Since late June I've been foraging handfuls of chanterelles here and there from my secret spots in Evergreen Cemetery, but yesterday I brought home a true cache, and here is the frying pan to prove it.
And here is the salad bowl afterward . . . pole beans, purple on the vine but green after cooking; chopped kohlrabi and baby red onion; and sautéed chanterelles . . . all gifts of (baby) farm and (urban) meadow. Toss on a little olive oil, some rice vinegar, salt and pepper, chopped marigolds and mint, and what could be better?
Yesterday was relatively lazy. T and I went on our chanterelle walk in the morning, then took a trip to the fish market in the afternoon. Otherwise, we mucked around at home. I dug potatoes and harvested kohlrabi and lost my pruners in the bushes somewhere. I read a Robertson Davies novel and listened to baseball and roasted a pair of little mackerel (stuffed with oregano and preserved lemon; brushed with harissa). It was a pleasantly slow day.

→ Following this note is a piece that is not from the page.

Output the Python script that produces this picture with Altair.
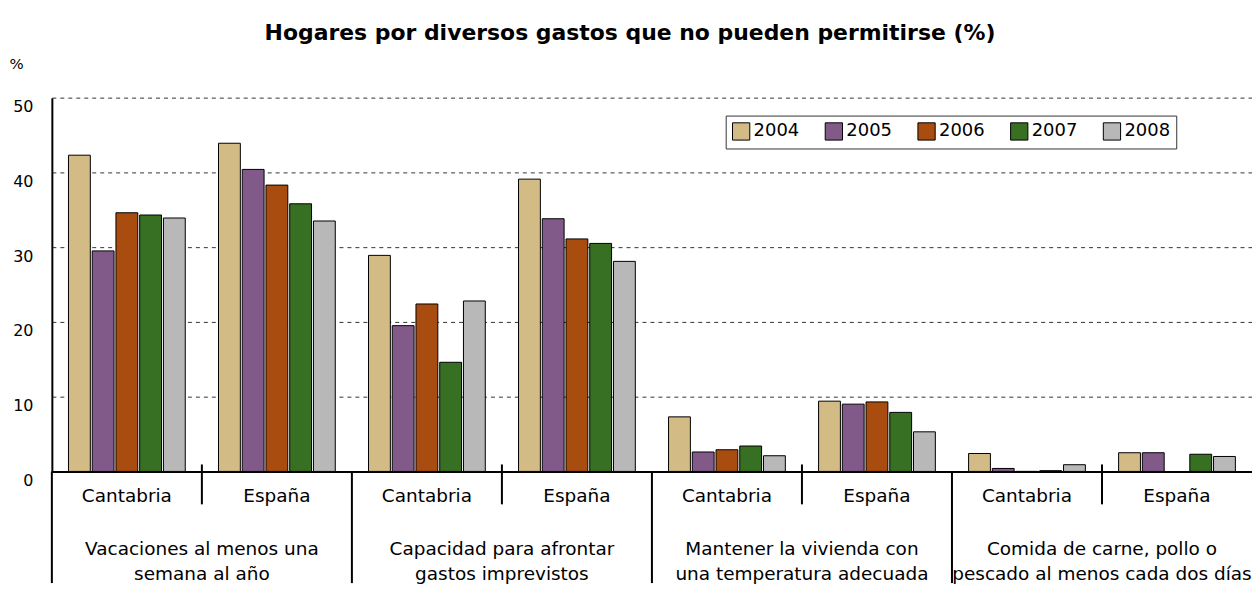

Today I'll be back at my desk, messing around with Frost Place stuff and some copyediting, prepping for a class I'll be teaching next week. Eventually I'll get outside and mow grass and such. The weather is still cool and lovely, perfect for drying laundry and eating breakfast at the little cafe table and transplanting kale seedlings. I need to order garlic for fall planting . . . because fall is not so far away.